Your Diet: A Cause and Effect of Climate Change
By Elizabeth Clarey
Next time you order a bacon cheeseburger, remember that livestock farming, (primarily cattle) is responsible for 14.5% of greenhouse gas emissions. Cattle release methane from belches and flatulence, which is more destructive to the environment than CO2. The livestock industry destroys climate-capturing forests (like areas of the Amazon rainforest) for farm use. Though the UN wants to cut livestock emissions and many countries have made pledges to reduce livestock-related emissions, no concrete plans have been made to do so.
Adopting a vegan diet can be one of the most effective actions an individual can do in the fight against climate change. Even greatly reducing meat and dairy consumption can have an enormous impact. If half of all meat-based meals were replaced with vegan meals, greenhouse emissions could be slashed by 35%.
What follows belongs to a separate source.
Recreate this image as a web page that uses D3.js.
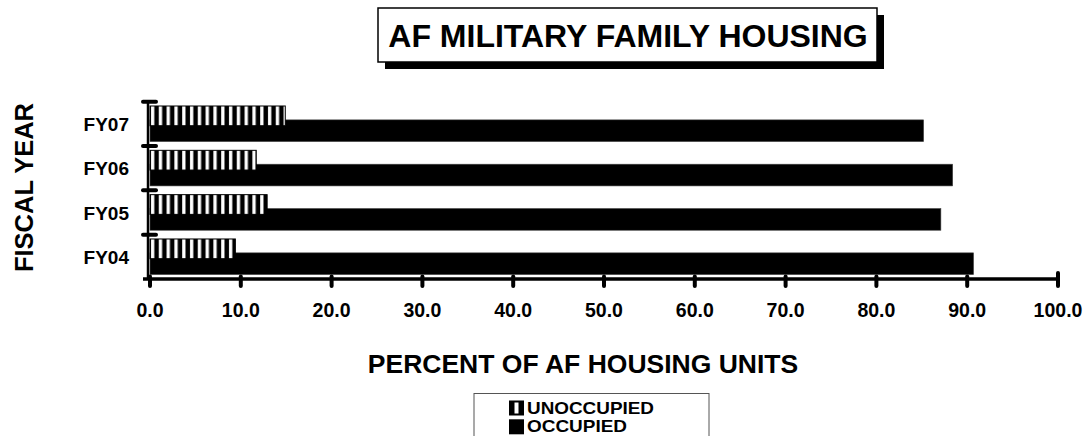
<!DOCTYPE html>
<html><head><meta charset="utf-8">
<script src="https://cdn.jsdelivr.net/npm/d3@7"></script>
<style>html,body{margin:0;padding:0;background:#fff;}svg{display:block;font-family:"Liberation Sans",Arial,sans-serif;font-weight:bold;}</style>
</head><body>
<svg id="c" width="1088" height="436"></svg>
<script>
const categories = ["FY04", "FY05", "FY06", "FY07"];
const unoccupied = [9.4, 12.9, 11.7, 14.9];
const occupied = [90.7, 87.1, 88.4, 85.2];
const xTicks = [0, 10, 20, 30, 40, 50, 60, 70, 80, 90, 100];
const seriesNames = ["UNOCCUPIED", "OCCUPIED"];
const titleText = "AF MILITARY FAMILY HOUSING";
const xTitle = "PERCENT OF AF HOUSING UNITS";
const yTitle = "FISCAL YEAR";

const svg = d3.select("#c");
const defs = svg.append("defs");
const pat = defs.append("pattern").attr("id","hatch").attr("patternUnits","userSpaceOnUse")
  .attr("width",7.8).attr("height",10).attr("x",148);
pat.append("rect").attr("width",7.8).attr("height",10).attr("fill","#000");
pat.append("rect").attr("x",3).attr("width",3.3).attr("height",10).attr("fill","#fff");

const x = d3.scaleLinear().domain([0,100]).range([150,1058]);
const y = d3.scaleBand().domain(categories.slice().reverse()).range([101.7,279]).padding(0);
const bw = y.bandwidth();

// Title box
svg.append("rect").attr("x",385).attr("y",15).attr("width",499).attr("height",54).attr("fill","#000");
svg.append("rect").attr("x",378).attr("y",8).attr("width",499).attr("height",54).attr("fill","#fff").attr("stroke","#000").attr("stroke-width",1.5);
svg.append("text").attr("x",628).attr("y",46.5).attr("text-anchor","middle").attr("font-size",32).text(titleText);

// Occupied bars (drawn first)
svg.append("g").selectAll("rect").data(categories).join("rect")
  .attr("x",x(0)).attr("y",d=>y(d)+bw*0.41)
  .attr("width",(d,i)=>x(occupied[i])-x(0)).attr("height",bw*0.49)
  .attr("fill","#000").attr("stroke","#444").attr("stroke-width",0.6);
// Unoccupied bars
svg.append("g").selectAll("rect").data(categories).join("rect")
  .attr("x",x(0)).attr("y",d=>y(d)+bw*0.097)
  .attr("width",(d,i)=>x(unoccupied[i])-x(0)).attr("height",bw*0.445)
  .attr("fill","url(#hatch)").attr("stroke","#000").attr("stroke-width",1);

// Y axis
svg.append("line").attr("x1",148).attr("x2",148).attr("y1",101.7).attr("y2",279).attr("stroke","#000").attr("stroke-width",2.5);
const yBounds = categories.map(c=>y(c));
svg.append("g").selectAll("line").data(yBounds).join("line")
  .attr("x1",143).attr("x2",156).attr("y1",d=>d).attr("y2",d=>d)
  .attr("stroke","#000").attr("stroke-width",4).attr("stroke-linecap","round");
svg.append("g").selectAll("text").data(categories).join("text")
  .attr("x",129).attr("y",d=>y(d)+bw/2+7).attr("text-anchor","end").attr("font-size",19).text(d=>d);

// X axis
svg.append("line").attr("x1",143).attr("x2",x(100)).attr("y1",279).attr("y2",279).attr("stroke","#000").attr("stroke-width",3.5);
svg.append("g").selectAll("line").data(xTicks).join("line")
  .attr("x1",d=>x(d)).attr("x2",d=>x(d)).attr("y1",d=>d===100?273:276.5).attr("y2",286)
  .attr("stroke","#000").attr("stroke-width",4).attr("stroke-linecap","round");
svg.append("g").selectAll("text").data(xTicks).join("text")
  .attr("x",d=>x(d)).attr("y",317).attr("text-anchor","middle").attr("font-size",19.5).text(d=>d3.format(".1f")(d));

// Axis titles
svg.append("text").attr("x",583).attr("y",373).attr("text-anchor","middle").attr("font-size",26.5).text(xTitle);
svg.append("text").attr("transform","translate(33,187.5) rotate(-90)").attr("text-anchor","middle").attr("font-size",25.5).text(yTitle);

// Legend
svg.append("rect").attr("x",474).attr("y",393.5).attr("width",235).attr("height",60).attr("fill","#fff").attr("stroke","#555").attr("stroke-width",1);
const legW = [127, 100];
const lg = svg.append("g").selectAll("g").data(seriesNames).join("g")
  .attr("transform",(d,i)=>`translate(509,${400.5+i*18.8})`);
lg.append("rect").attr("width",15).attr("height",15).attr("fill","#000");
lg.filter((d,i)=>i===0).append("rect").attr("x",5.5).attr("y",2).attr("width",4).attr("height",11).attr("fill","#fff");
lg.append("text").attr("x",18).attr("y",(d,i)=>i===0?13:12.5).attr("font-size",17)
  .attr("textLength",(d,i)=>legW[i]).attr("lengthAdjust","spacingAndGlyphs").text(d=>d);
</script>
</body></html>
Food waste is another huge contributor to greenhouse emissions. People in high-income countries waste billions of tons of food each year. Rotting food in landfills releases methane and is responsible for 8% of global greenhouse emissions.
Climate change is also expected to increase rates of food insecurity and malnutrition, especially among people in poorer nations.
As the world gets hotter, farmers will see smaller and smaller yields of stable crops. Not only does this mean less food, but also higher prices for that food. Most of those who are at risk live in Southeast Asia, Sub-Saharan Africa, and Latin America. In addition, higher levels of CO2 in the atmosphere reduce the levels of micronutrients in crops. Other climate-related effects, like increased numbers of crop-eating insects and more frequent natural disasters will damage crop yields.
Addressing climate change will require a coordinated effort. As an individual you can make big difference by buying and consuming less meat and dairy. Policies will also need to reflect this priority of moving away from meat-based diets by ending subsidies for animal agriculture and taxing animal-based foods. You can also reduce food waste by composting, storing food correctly, saving and eating leftovers, and inventory the foods you have so you don’t overbuy.
improving social protection programs like cash transfers can protect people living in low-income countries who may be at risk of malnutrition and economic devastation from climate change can be by. These have been shown to improve nutrition and food security during environmental disasters. In addition, experts recommend implementation of early warning systems and programs to improve resilience. In some areas, climate change has already forced farmers to experiment with different crops or trying to plant a variety of crops in case one fails.
Our food systems will be irrevocably changed by global warming. Like most climate issues, the solution will require effort on all fronts.